PEM’s curatorial approach emphasizes innovation, crisp execution, and close partnership across departments and with external, leading-edge thinkers in a range of fields. This provides significant opportunities for curators to leverage team resources with reference to current trends and new developments in various fields.

INDIAN and SOUTH ASIAN COLLECTION

The first American museum to collect art from India, PEM counts among its earliest acquisitions historic works from India.  These collections were a manifestation of the museum founders’ global purview, a sensibility and historical context that continues to inform PEM’s curatorial work.

Unlike other American museums that emphasize India’s classical art traditions, PEM is preeminent internationally for representing the art of the modern era, from the period of British colonial rule to the present, in what is modern-day India, Pakistan and Bangladesh. Additionally, the extensive Bhutanese textile collection is the most important such collection in an American museum.  The museum also houses diverse works from various Southeast Asian cultures, principally from the Philippines, Thailand, Burma, Indonesia, Vietnam, Cambodia, and Laos, as well as from Tibet and Nepal.

PEM’s diverse library, costumes and textile holdings, Asian export and maritime art, and photography holdings complement many aspects of the Indian and South Asian collection.  As just one example, PEM’s collection of 19th-century photographs by Lala Deen Dayal is one of the top three or four such collections in the world.

Indian Art

The museum is home to the most important collection of modern-era Indian art, from the 1700s to the present, outside India.

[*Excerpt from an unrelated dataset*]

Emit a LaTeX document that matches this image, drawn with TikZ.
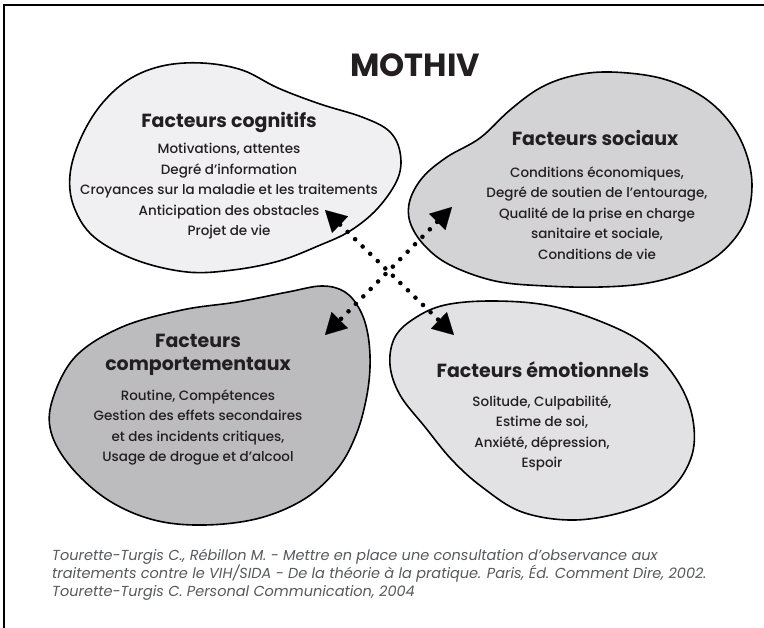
\documentclass[tikz,border=0pt]{standalone}
\usepackage{fontspec}
\setmainfont{Poppins}[UprightFont={* Medium},BoldFont={* Bold},ItalicFont={* Italic}]
\usetikzlibrary{arrows.meta}
\definecolor{cogfill}{RGB}{240,240,242}
\definecolor{socfill}{RGB}{211,211,213}
\definecolor{behfill}{RGB}{188,188,190}
\definecolor{emofill}{RGB}{226,226,228}
\definecolor{ink}{RGB}{35,31,32}
\definecolor{capgray}{RGB}{88,89,91}
\begin{document}
\begin{tikzpicture}[x=1pt,y=-1pt,
  blob/.style={draw=black,line width=1.6pt},
  head/.style={font=\fontsize{19}{23}\selectfont\bfseries,text=ink,align=center,inner sep=0pt},
  body/.style={font=\fontsize{13.5}{20.5}\selectfont,text=ink,align=center,inner sep=0pt},
  captext/.style={font=\fontsize{14.5}{18}\selectfont\itshape,text=capgray,inner sep=0pt,anchor=base west},
  tip/.tip={Triangle[length=21pt,width=23pt,line width=0.1pt]},
  dots/.style={line width=4.6pt,dash pattern=on 0pt off 10.5pt,line cap=round,tip-tip}
]
\useasboundingbox (0,0) rectangle (764,628);
\fill[white] (0,0) rectangle (764,628);
\draw[line width=1.5pt] (4,628) -- (4,5) -- (764,5);

% title
\node[font=\fontsize{32}{32}\selectfont\bfseries,text=ink,inner sep=0pt] (title) at (415,65) {MOTHIV};

% blobs
\draw[blob,fill=cogfill] plot[smooth cycle,tension=0.6] coordinates {
  (202,63) (242,70) (278,88) (320,104) (362,117) (389,131) (400,152) (398,178)
  (378,208) (350,231) (318,246) (279,261) (233,270) (187,272) (136,260) (94,237)
  (74,207) (70,175) (80,140) (100,106) (128,80) (162,66)};
\draw[blob,fill=socfill] plot[smooth cycle,tension=0.6] coordinates {
  (610,72) (660,78) (700,95) (728,120) (745,150) (752,185) (745,222) (722,252)
  (690,271) (648,283) (601,287) (546,286) (495,281) (450,265) (424,245) (410,222)
  (410,200) (423,177) (447,157) (480,138) (510,110) (540,88) (572,76)};
\draw[blob,fill=behfill] plot[smooth cycle,tension=0.6] coordinates {
  (322,286) (345,292) (360,310) (368,335) (370,367) (366,400) (356,435) (338,468)
  (306,498) (260,518) (205,525) (154,520) (108,500) (71,467) (51,432) (53,398)
  (76,356) (122,327) (182,310) (237,302) (288,292)};
\draw[blob,fill=emofill] plot[smooth cycle,tension=0.6] coordinates {
  (491,301) (546,305) (597,320) (643,343) (675,377) (692,415) (692,455) (670,490)
  (630,510) (575,520) (522,512) (482,487) (452,460) (425,427) (400,395) (390,365)
  (395,337) (415,318) (445,305)};

% texts
\node[head,anchor=base] (cogT) at (229,128) {Facteurs cognitifs};
\node[body] (cogB) at (229,191.5) {Motivations, attentes\\Degré d’information\\Croyances sur la maladie et les traitements\\Anticipation des obstacles\\Projet de vie};

\node[head,anchor=base] (socT) at (595,146) {Facteurs sociaux};
\node[body] (socB) at (597,213) {Conditions économiques,\\Degré de soutien de l’entourage,\\Qualité de la prise en charge\\sanitaire et sociale,\\Conditions de vie};

\node[head] (behT) at (198,355) {Facteurs\\comportementaux};
\node[body] (behB) at (198,427.5) {Routine, Compétences\\Gestion des effets secondaires\\et des incidents critiques,\\Usage de drogue et d’alcool};

\node[head,anchor=base] (emoT) at (543,378) {Facteurs émotionnels};
\node[body] (emoB) at (542,433.5) {Solitude, Culpabilité,\\Estime de soi,\\Anxiété, dépression,\\Espoir};

% connectors
\coordinate (cogtip) at (325,210);
\coordinate (emotip) at (454,335);
\coordinate (soctip) at (452,207);
\coordinate (behtip) at (325,335);
\draw[dots] (cogtip) -- (emotip);
\draw[dots] (soctip) -- (behtip);

% caption
\node[captext] (cap1) at (52,561) {Tourette-Turgis C., Rébillon M. - Mettre en place une consultation d’observance aux};
\node[captext] (cap2) at (52,578.5) {traitements contre le VIH/SIDA - De la théorie à la pratique. Paris, Éd. Comment Dire, 2002.};
\node[captext] (cap3) at (52,596) {Tourette-Turgis C. Personal Communication, 2004};
\end{tikzpicture}
\end{document}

In 2001, the acquisition of the Chester and Davida Herwitz collection of post-Independence art from India established PEM as the first museum outside of India to focus on the achievements of its modern artists. The Herwitz collection of post-1947 Indian paintings—some 1,600 works by approximately 70 artists—remains unparalleled in any American or European museum.

Painting dominates the overall collection, in large measure because of the Herwitz collection, but also because of PEM’s deep holdings in the vernacular Kalighat painting tradition: the museum’s Kalighat paintings constitute one of the top three collections in the world.

The collection of vernacular and regional genres from across the subcontinent has grown to national importance. The Figiel collection of 15th-to-18th century devotional bronzes is a telling counterpoint to India’s classical sculpture traditions and provides a concentration of this type of vernacular material not available in other American public collections. Other areas of strength include: kantha quilts, colonial-period Indian export decorative art, especially furniture; 18th- and 19th-century British maritime-related prints, drawings and paintings of India; and 19th-century photographs, especially the group by Lala Deen Dayal. PEM’s colonial-era holdings are especially strong, and scholarly and collecting interest has begun to focus on this arena. The colonial-period holdings pose intriguing opportunities to work forward into the 20th and 21st centuries as well as to move back into and through classical Indian art. These elements, along with holdings in other collection areas, contribute to PEM’s ability to provide a multi-faceted approach to Indian and South Asian art and culture.

ASIAN Export Art Collections

Asian export art encompasses works in all media made by artists in China, Japan, India, and Indonesia (among other cultures), specifically for non-local patrons and markets. PEM’s collection is the largest, most comprehensive, and diverse collection of its type in the world. Among the first objects collected by the museum’s founders were decorative arts produced in China, Japan, and India for Europeans and Americans. The collection has a particularly strong international profile for Indian export furniture.

In the course of their work, curators will draw from works in the Asian Export Art collections to highlight the impact of cross-cultural exchanges on art and the impact of art on commerce and international relations.

The museum’s internationally distinctive strengths in South Asian, East Asian, and Asian Export art and culture, already central to this mission, will play an even greater role in this next, highly aspirational chapter.  PEM is building a new curatorial team to generate fresh interpretation and appreciation of Asia’s diverse historic and contemporary artistic expressions, especially in the context of an increasingly interconnected and global dialogue.  To this end, the museum seeks an innovative curator with experience specifically in Indian art and a strong commitment to PEM’s adventuresome interpretation and programming.